Until 1987, Jack Daniel's black label was historically produced at 90 U.S. proof. The lower-end green label product was 80 proof. However, starting in 1987, the other label variations also were reduced in proof. This began with black label being initially reduced to 86 proof. Both the black and green label expressions are made from the same ingredients; the difference is determined by professional tasters, who decide which of the batches would be sold under the "premium" black label, with the rest being sold as "standard" green label.

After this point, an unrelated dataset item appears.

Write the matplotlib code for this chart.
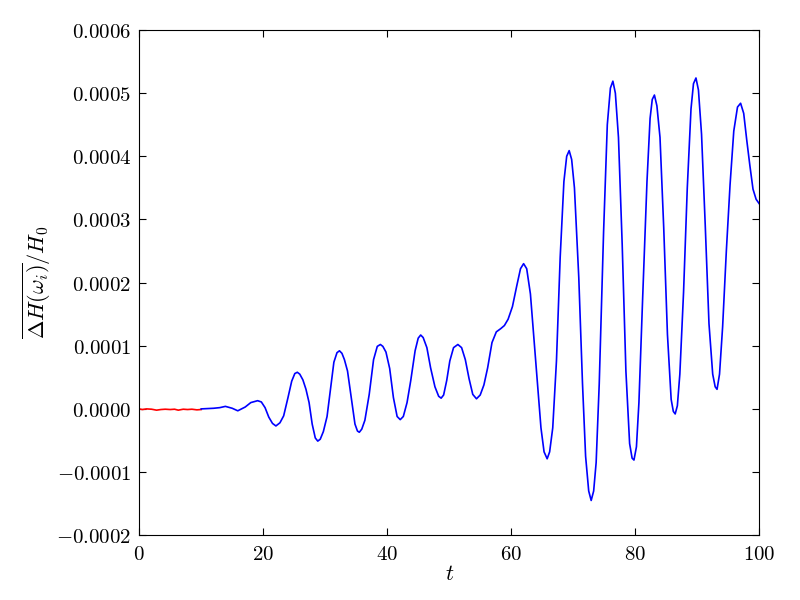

A further dilution began in 2002 when all generally available Jack Daniel's products were reduced to 80 proof, thus further lowering production costs and excise taxes. This reduction in alcohol content, which was done without any announcement, publicity or change of logo or packaging, was noticed and condemned by Modern Drunkard Magazine, and the magazine formed a petition drive for drinkers who disagreed with the change. The company countered that it believed consumers preferred lower-proof products, and said that the change had not hurt the sales of the brand. The petition effort garnered some publicity and collected more than 13,000 signatures, but the company held firm with its decision. A few years later, Advertising Age said in 2005 that "virtually no one noticed" the change, and confirmed that sales of the brand had actually increased since the dilution began.
Jack Daniel's has also produced higher-proof special releases and premium-brand expressions at times. A one-time limited run of 96 proof, the highest proof Jack Daniel's had ever bottled at that time, was bottled for the 1996 Tennessee Bicentennial in a decorative bicentennial bottle. The distillery debuted its 94 proof "Jack Daniel's Single Barrel" in February 1997. The Silver Select Single Barrel was formerly the company's highest proof at 100, but is available only in duty-free shops. Now, there are 'single barrel barrel proof' editions, ranging from 125 to 140 proof.

Sales and brand value status

Jack Daniel's Black Label Tennessee Whiskey is the best-selling whiskey in the world and remains the flagship product of Brown–Forman Corporation. In 2017 the product had sales of 12.9 million cases. Underlying net sales for the Jack Daniel's brand grew by 3%. Other brand variations, such as Tennessee Honey, Gentleman Jack, and Tennessee Fire, added another 2.9 million cases to sales. Sales of an additional 800,000 equivalent cases in ready to drink products brought the fiscal year total to more than 16.1 million equivalent adjusted cases for the entire Jack Daniel's family of brands.
Tennessee Honey and Tennessee Fire were also solid contributors to the total underlying net sales growth of 3% for the Jack Daniel's family of brands. They grew underlying net sales by 4% and 14%, respectively. Premium brand Gentleman Jack grew underlying net sales mid-single digits, while the RTD/RTP segment increased underlying net sales by 6%.
In the IWSR 2013 World Class Brands rankings of wine and spirits brands, Jack Daniel's was ranked third on the global level. More recently, in 2017, it ranked at number 16 on the IWSR's Real 100 Spirits Brands Worldwide list. Additionally, the brand evaluation consultancy Intangible Business ranked Jack Daniel's fourth on its Power 100 Spirits and Wine list in both 2014 and 2015.